Commenting before watching to mention a game that I bet won't be on the list: Ex Libris. This game is a real mixture; it is rightly criticized for the very poor user interface of the "locations" - the text there is too small and too low contrast. But what I wanted to mention was something they did that was outstanding. There are 6 types of books you collect, and at the end of the game, you have to count up the number of each type you've collected. When I first read the rules, I was sure that would be a nightmare, as each card could have 4 different icons on it, so you have to scan your collected cards 6 times trying to count accurately. But the icons are amazing. They pop. They are very easy to discriminate. It is never a chore scoring that game because of how beautifully and thoughtfully the cards are designed. Shame that didn't extend to the location tiles, but the cards, they really got that right.

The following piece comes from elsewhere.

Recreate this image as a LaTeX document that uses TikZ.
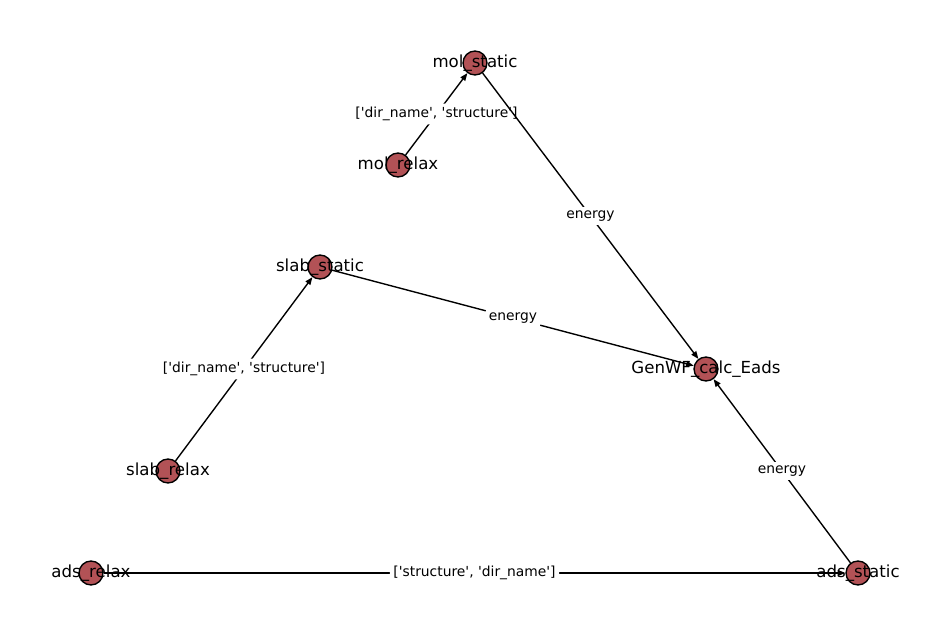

I'll mention a couple more. I really love that the Terraforming Mars cards have both icons and text. A hidden benefit of this is that over the first couple of games you are being trained the recognize the iconography. You might never read the text again after that, but if the text weren't there, you might not have learned it so well. And because the text is there, new players can keep up with seasoned players. (The game has a ton of "tags", but they are very distinct.) Ark Nova does a similarly good job.
Newton. Newton has a variable set up requiring a lot of "pick 5 of these 10 tiles at random and place them on the board and the rest in the box." You do that kind of thing with several tile types. However, they made the tiles have unique shapes, and they placed outlines on the boards in those shapes. That idea - of using multiple unique shapes for tiles with matching outlines - can be a real time saver. At some point you can stop referring to the step by step set up instructions because the board tells you how to do it.
Scythe. The player board and faction mats are so well done.
I love these examples! Thanks Steven.